Ms Tucker: You can't-

MR SPEAKER: Order, members! Mr Pratt has the floor.

MR PRATT: Are these people afraid to hear the truth? Mr Speaker, my motive for speaking and certainly for debunking the myths generated by those who purport to speak against war is that I am deeply concerned by two things. Firstly, I am deeply disturbed by the plight of Kurdish and other Iraqis who are recklessly neglected by the ignorant calling for no firm action against Iraq under any circumstances-an action which further condemns the Iraqis to suffocating and horrible oppression. Secondly, I am deeply disturbed by the frighteningly real potential for Iraqi weapons of mass destruction to fall into terrorist hands. This is a soberingly realistic scenario which has an urgency about it. It is a realism which is recklessly ignored or naively not believed by those here who seek only the easy populous way, but who in fact may be committing this country to increased dangers.

Mr Speaker, to put this debate back onto a cold, clear realistic plane, I am going to speak a little more about my personal experiences in Iraq. I left behind in 1994 hundreds of Iraqi Kurds and Arab staff who were fearful of their future. I left behind grievously wounded colleagues, Kurdish and European, deliberately shot by Saddam's commandos and agents. Saddam's people regularly infiltrated the UN safe haven to continue with their program of murdering Iraqis and killing westerners, or at least disrupting our emergency humanitarian programs.

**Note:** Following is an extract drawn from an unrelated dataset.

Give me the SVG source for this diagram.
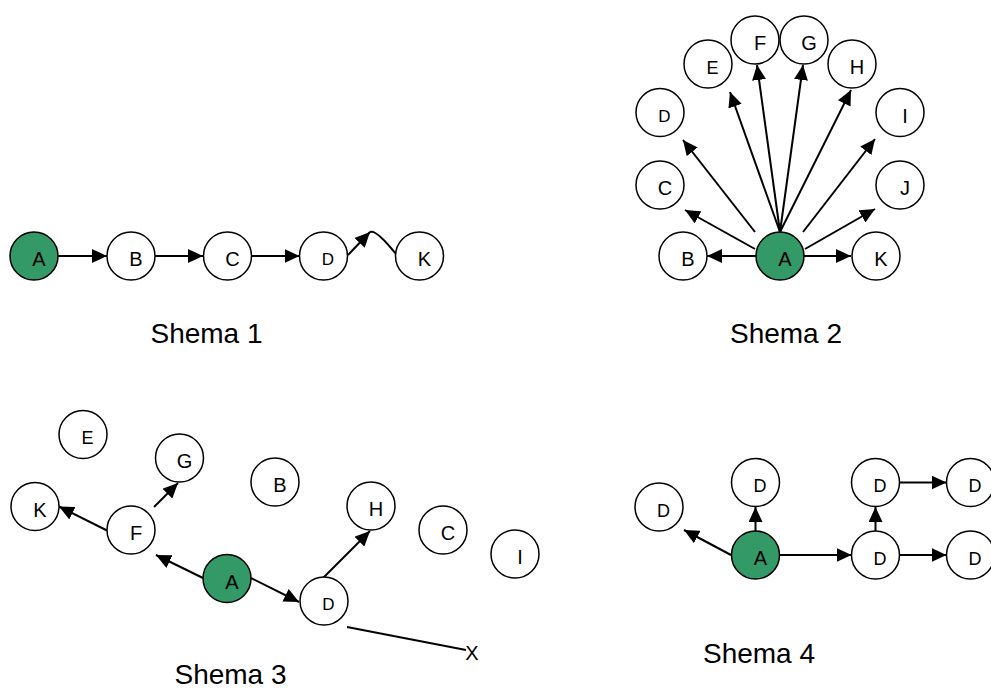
<svg xmlns="http://www.w3.org/2000/svg" width="991" height="689" viewBox="0 0 991 689">
<style>
.n{fill:#fff;stroke:#000;stroke-width:1.5}
.g{fill:#339966;stroke:#000;stroke-width:1.5}
.t{font-family:"Liberation Sans",Arial,sans-serif;font-size:20px;text-anchor:middle;fill:#000}
.s{font-size:17px}
.m{font-size:18px}
.cap{font-family:"Liberation Sans",Arial,sans-serif;font-size:28px;text-anchor:middle;fill:#000}
.e{stroke:#000;stroke-width:2;fill:none}
.a{marker-end:url(#ah)}
</style>
<defs>
<marker id="ah" markerUnits="userSpaceOnUse" markerWidth="15" markerHeight="14" refX="15" refY="7" orient="auto">
<path d="M0,0 L15,7 L0,14 z" fill="#000"/>
</marker>
</defs>

<g id="connectors">
<!-- Schema 1 -->
<line class="e a" x1="58" y1="256" x2="107" y2="256"/>
<line class="e a" x1="155" y1="256" x2="203" y2="256"/>
<line class="e a" x1="251.5" y1="256" x2="299.5" y2="256"/>
<line class="e a" x1="348" y1="255" x2="370" y2="232"/>
<path class="e" d="M370,232 Q376,229 396,254"/>
<!-- Schema 2 -->
<line class="e a" x1="756" y1="256" x2="707" y2="256"/>
<line class="e a" x1="804" y1="256" x2="851" y2="256"/>
<line class="e a" x1="755" y1="249" x2="685" y2="210"/>
<line class="e a" x1="755" y1="232" x2="683" y2="140"/>
<line class="e a" x1="780" y1="232" x2="730" y2="92"/>
<line class="e a" x1="780" y1="232" x2="757" y2="65"/>
<line class="e a" x1="780" y1="232" x2="803" y2="65"/>
<line class="e a" x1="780" y1="232" x2="851" y2="90"/>
<line class="e a" x1="803" y1="232" x2="875" y2="139"/>
<line class="e a" x1="805" y1="249" x2="875" y2="209"/>
<!-- Schema 3 -->
<line class="e a" x1="203" y1="578" x2="156" y2="555"/>
<line class="e a" x1="107" y1="530.5" x2="59" y2="506.5"/>
<line class="e a" x1="154" y1="507" x2="178" y2="483"/>
<line class="e a" x1="251" y1="578" x2="299" y2="602"/>
<line class="e a" x1="323" y1="578" x2="370" y2="531"/>
<line class="e" x1="347" y1="627" x2="466" y2="650"/>
<!-- Schema 4 -->
<line class="e a" x1="731" y1="555" x2="684" y2="530"/>
<line class="e a" x1="755.5" y1="531" x2="755.5" y2="507"/>
<line class="e a" x1="780" y1="555" x2="851.5" y2="555"/>
<line class="e a" x1="875.5" y1="531" x2="875.5" y2="507"/>
<line class="e a" x1="899.5" y1="482.5" x2="946.5" y2="482.5"/>
<line class="e a" x1="899.5" y1="555" x2="946.5" y2="555"/>
</g>

<!-- Schema 1 -->
<g id="s1-A"><circle class="g" cx="34" cy="256" r="24"/><text class="t" x="39" y="266">A</text></g>
<g id="s1-B"><circle class="n" cx="131" cy="256" r="24"/><text class="t" x="136" y="266">B</text></g>
<g id="s1-C"><circle class="n" cx="227.5" cy="256" r="24"/><text class="t" x="232.5" y="266">C</text></g>
<g id="s1-D"><circle class="n" cx="323.5" cy="256" r="24"/><text class="t s" x="328" y="264.5">D</text></g>
<g id="s1-K"><circle class="n" cx="419.5" cy="256" r="24"/><text class="t" x="424.5" y="266">K</text></g>
<text class="cap" x="206.5" y="342.5">Shema 1</text>

<!-- Schema 2 -->
<g id="s2-A"><circle class="g" cx="780" cy="256" r="24"/><text class="t" x="785" y="266">A</text></g>
<g id="s2-B"><circle class="n" cx="683" cy="256" r="24"/><text class="t" x="688" y="266">B</text></g>
<g id="s2-K"><circle class="n" cx="876" cy="256" r="24"/><text class="t" x="881" y="266">K</text></g>
<g id="s2-C"><circle class="n" cx="660" cy="185" r="24"/><text class="t" x="665" y="195">C</text></g>
<g id="s2-D"><circle class="n" cx="660" cy="112.5" r="24"/><text class="t s" x="664.5" y="121.5">D</text></g>
<g id="s2-E"><circle class="n" cx="708" cy="64" r="24"/><text class="t m" x="712.5" y="73.5">E</text></g>
<g id="s2-F"><circle class="n" cx="755" cy="40" r="24"/><text class="t" x="760" y="50">F</text></g>
<g id="s2-G"><circle class="n" cx="804" cy="40" r="24"/><text class="t" x="809" y="50">G</text></g>
<g id="s2-H"><circle class="n" cx="852" cy="64" r="24"/><text class="t" x="857" y="74">H</text></g>
<g id="s2-I"><circle class="n" cx="900" cy="112.5" r="24"/><text class="t" x="905" y="122.5">I</text></g>
<g id="s2-J"><circle class="n" cx="900" cy="185" r="24"/><text class="t" x="905" y="195">J</text></g>
<text class="cap" x="786" y="342.5">Shema 2</text>

<!-- Schema 3 -->
<g id="s3-E"><circle class="n" cx="83" cy="434.5" r="24"/><text class="t m" x="87.5" y="443.5">E</text></g>
<g id="s3-G"><circle class="n" cx="179.5" cy="458" r="24"/><text class="t" x="184.5" y="468">G</text></g>
<g id="s3-B"><circle class="n" cx="275" cy="482" r="24"/><text class="t" x="280" y="492">B</text></g>
<g id="s3-K"><circle class="n" cx="35" cy="506.5" r="24"/><text class="t" x="40" y="516.5">K</text></g>
<g id="s3-F"><circle class="n" cx="131" cy="530" r="24"/><text class="t" x="136" y="540">F</text></g>
<g id="s3-H"><circle class="n" cx="371" cy="506" r="24"/><text class="t" x="376" y="516">H</text></g>
<g id="s3-C"><circle class="n" cx="443" cy="530" r="24"/><text class="t" x="448" y="540">C</text></g>
<g id="s3-I"><circle class="n" cx="515" cy="554" r="24"/><text class="t" x="520" y="564">I</text></g>
<g id="s3-A"><circle class="g" cx="227" cy="578.5" r="24"/><text class="t" x="232" y="588.5">A</text></g>
<g id="s3-D"><circle class="n" cx="324" cy="601" r="24"/><text class="t s" x="328.5" y="609.5">D</text></g>
<text class="t" x="472" y="660">X</text>
<text class="cap" x="230.5" y="684">Shema 3</text>

<!-- Schema 4 -->
<g id="s4-D1"><circle class="n" cx="659" cy="507" r="24"/><text class="t m" x="663.5" y="516.5">D</text></g>
<g id="s4-D2"><circle class="n" cx="755.5" cy="482.5" r="24"/><text class="t m" x="760" y="492">D</text></g>
<g id="s4-A"><circle class="g" cx="755.5" cy="555" r="24"/><text class="t" x="760.5" y="565">A</text></g>
<g id="s4-D3"><circle class="n" cx="875.5" cy="482.5" r="24"/><text class="t m" x="880" y="492">D</text></g>
<g id="s4-D4"><circle class="n" cx="875.5" cy="555" r="24"/><text class="t m" x="880" y="564.5">D</text></g>
<g id="s4-D5"><circle class="n" cx="970.5" cy="482.5" r="24"/><text class="t m" x="975" y="492">D</text></g>
<g id="s4-D6"><circle class="n" cx="970.5" cy="555" r="24"/><text class="t m" x="975" y="564.5">D</text></g>
<text class="cap" x="759" y="663">Shema 4</text>
</svg>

I have spoken before in this place about the tens of thousands of Iraqi Kurdish widows, Christian and Muslim, and their children to whom my organisation provided emergency relief. This was in the towns and mountain villages, from Dohuk, through Eebil to Sulamaniya. Because of the content of the motion that has been thrust upon us, it is necessary to speak about them again.

You might remember, Ms Tucker, that I have spoken about the "Anfal"of the early 1990s and the estimated minimum 100,000 men, aged 15 to 50, rounded up in the villages and towns and dragged off by Saddam's Republican Guard Division forces and secret police to be shot like dogs and then buried somewhere, it is thought, out in the windswept great western desert.

Look at the reputable facts instead of the propaganda and you will determine that the pattern of murderous oppression was repeated over and over with the Madans and other Shia Arabs in the south and Sunni Arabs in the central provinces. Look at the facts rather than the emotional anti-western political misinformation about Iraq and you must agree that these massive crimes against humanity place Saddam in the same league as Milosevic, Pol Pot and the Hutu extremists in recent times, and Hitler and Stalin in earlier times. The great tragedy is that this state-sponsored killing has continued for 12 years, perhaps at a reduced rate thanks to some international monitoring presence. But it is going on now as I speak and it will continue down through the years. It will continue if we let it.